*SUPPLIED MATERIAL*:
━━━━━━━━
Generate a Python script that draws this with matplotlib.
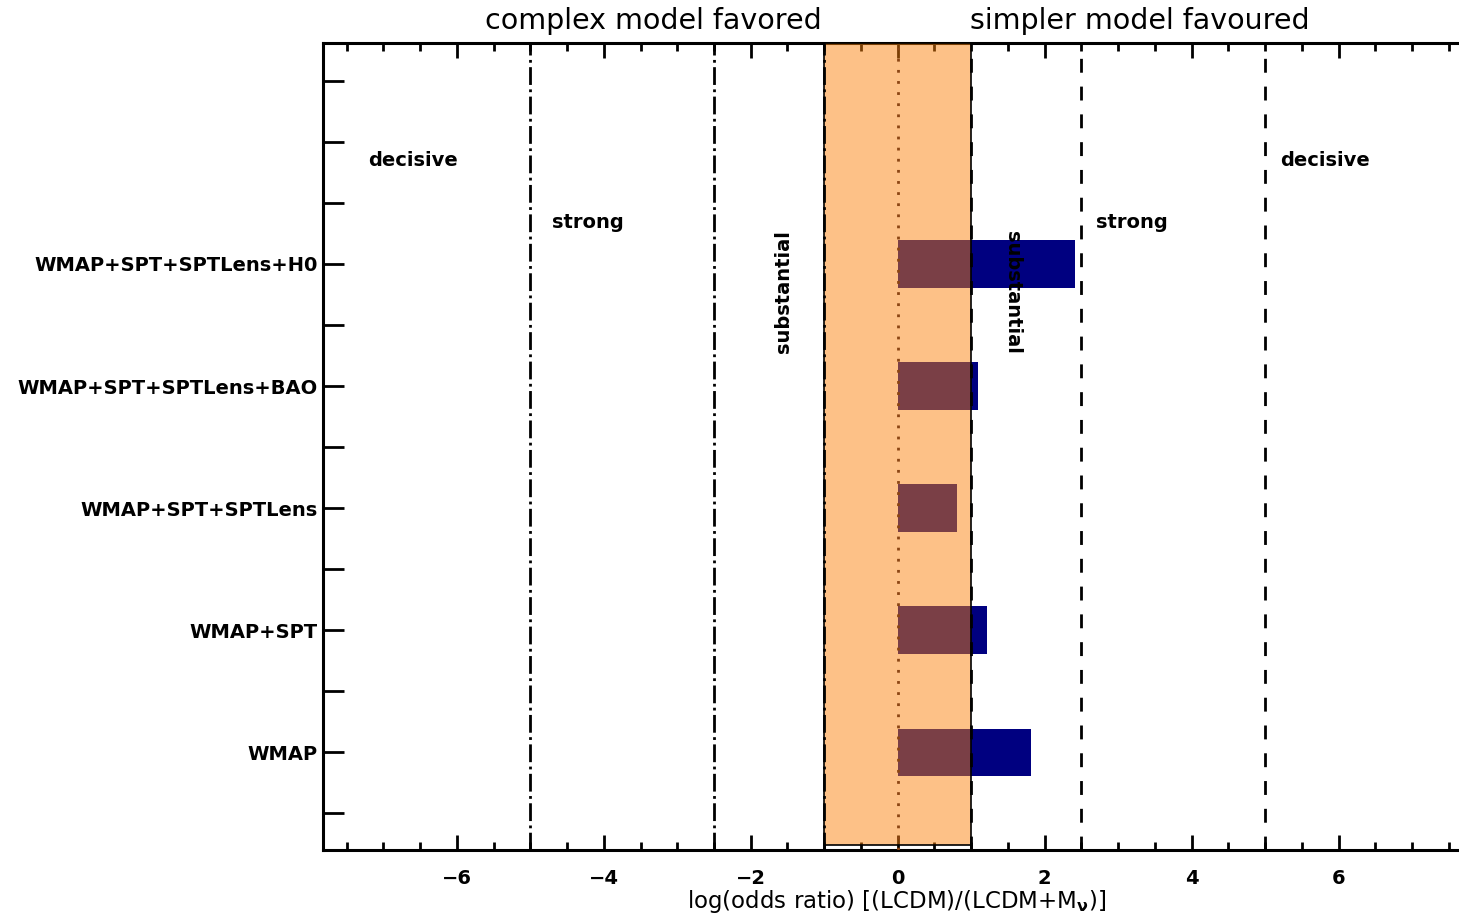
import matplotlib.pyplot as plt
import numpy as np

datasets = ["WMAP", "WMAP+SPT", "WMAP+SPT+SPTLens", "WMAP+SPT+SPTLens+BAO", "WMAP+SPT+SPTLens+H0"]
log_odds = [1.81, 1.21, 0.80, 1.09, 2.41]
ypos = [1, 2, 3, 4, 5]

jeffreys_left = [-5.0, -2.5, -1.0]
jeffreys_right = [1.0, 2.5, 5.0]

plt.rcParams['font.family'] = ['DejaVu Sans']

fig = plt.figure(figsize=(14.59, 9.23), dpi=100)
ax = fig.add_axes([323 / 1459, 73 / 923, 1148 / 1459, 807 / 923])

ax.barh(ypos, log_odds, height=0.39, color="#000080", zorder=2)
# orange band for |log odds| < 1, drawn translucent on top of the bars
ax.axvspan(-1, 1, ymin=0.006, ymax=1, facecolor=(251/255, 129/255, 10/255), alpha=0.49,
           zorder=3, lw=0)
ax.axvspan(-1, 1, ymin=0.006, ymax=1, facecolor="none", edgecolor="black", lw=1.2, zorder=4)
ax.axvline(0, color="#8B4513", ls=(0, (1, 3)), lw=2, zorder=4)

for x in jeffreys_left:
    ax.axvline(x, color="black", ls="-.", lw=2, zorder=4)
for x in jeffreys_right:
    ax.axvline(x, color="black", ls=(0, (5, 5)), lw=2, zorder=4)

ax.set_xlim(-7.82, 7.8)
ax.set_ylim(0.2, 6.81)

ax.set_xticks(np.arange(-6, 7, 2))
ax.set_xticklabels([f"{v:d}".replace("-", "\u2212") for v in range(-6, 7, 2)],
                   fontsize=14, fontweight="bold")
ax.set_xticks(np.arange(-7.5, 7.6, 0.5), minor=True)
ax.tick_params(axis="x", which="major", direction="in", length=11, width=2, top=True, pad=14)
ax.tick_params(axis="x", which="minor", direction="in", length=6, width=2, top=True)

yt = np.arange(0.5, 6.6, 0.5)
ax.set_yticks(yt)
ax.set_yticklabels([datasets[int(v) - 1] if v in ypos else "" for v in yt],
                   fontsize=14, fontweight="bold")
ax.tick_params(axis="y", direction="in", length=15, width=2, right=False, pad=4)

for s in ax.spines.values():
    s.set_linewidth(2.2)

ax.set_xlabel(r"log(odds ratio) [(LCDM)/(LCDM+M$_\mathbf{\nu}$)]", fontsize=16.5, labelpad=0)

kw = dict(fontsize=14, fontweight="bold", ha="center", va="center", zorder=5)
ax.text(-6.6, 5.85, "decisive", **kw)
ax.text(-4.22, 5.34, "strong", **kw)
ax.text(-1.56, 4.77, "substantial", rotation=90, **kw)
ax.text(1.56, 4.77, "substantial", rotation=-90, **kw)
ax.text(3.18, 5.34, "strong", **kw)
ax.text(5.81, 5.85, "decisive", **kw)

fig.text(653 / 1459, 1 - 21 / 923, "complex model favored", fontsize=20.5,
         ha="center", va="center")
fig.text(1140 / 1459, 1 - 21 / 923, "simpler model favoured", fontsize=20.5,
         ha="center", va="center")

fig.savefig("out.png", dpi=100)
━━━━━━━━
*GIVEN EXERCISE*:
Copy exactly the lines running from the beginning of the listing through the line that has "3)), lw=2, zorder=4)". Drop the pictures.

*WRITTEN ANSWER*:
Generate a Python script that draws this with matplotlib.
import matplotlib.pyplot as plt
import numpy as np

datasets = ["WMAP", "WMAP+SPT", "WMAP+SPT+SPTLens", "WMAP+SPT+SPTLens+BAO", "WMAP+SPT+SPTLens+H0"]
log_odds = [1.81, 1.21, 0.80, 1.09, 2.41]
ypos = [1, 2, 3, 4, 5]

jeffreys_left = [-5.0, -2.5, -1.0]
jeffreys_right = [1.0, 2.5, 5.0]

plt.rcParams['font.family'] = ['DejaVu Sans']

fig = plt.figure(figsize=(14.59, 9.23), dpi=100)
ax = fig.add_axes([323 / 1459, 73 / 923, 1148 / 1459, 807 / 923])

ax.barh(ypos, log_odds, height=0.39, color="#000080", zorder=2)
# orange band for |log odds| < 1, drawn translucent on top of the bars
ax.axvspan(-1, 1, ymin=0.006, ymax=1, facecolor=(251/255, 129/255, 10/255), alpha=0.49,
           zorder=3, lw=0)
ax.axvspan(-1, 1, ymin=0.006, ymax=1, facecolor="none", edgecolor="black", lw=1.2, zorder=4)
ax.axvline(0, color="#8B4513", ls=(0, (1, 3)), lw=2, zorder=4)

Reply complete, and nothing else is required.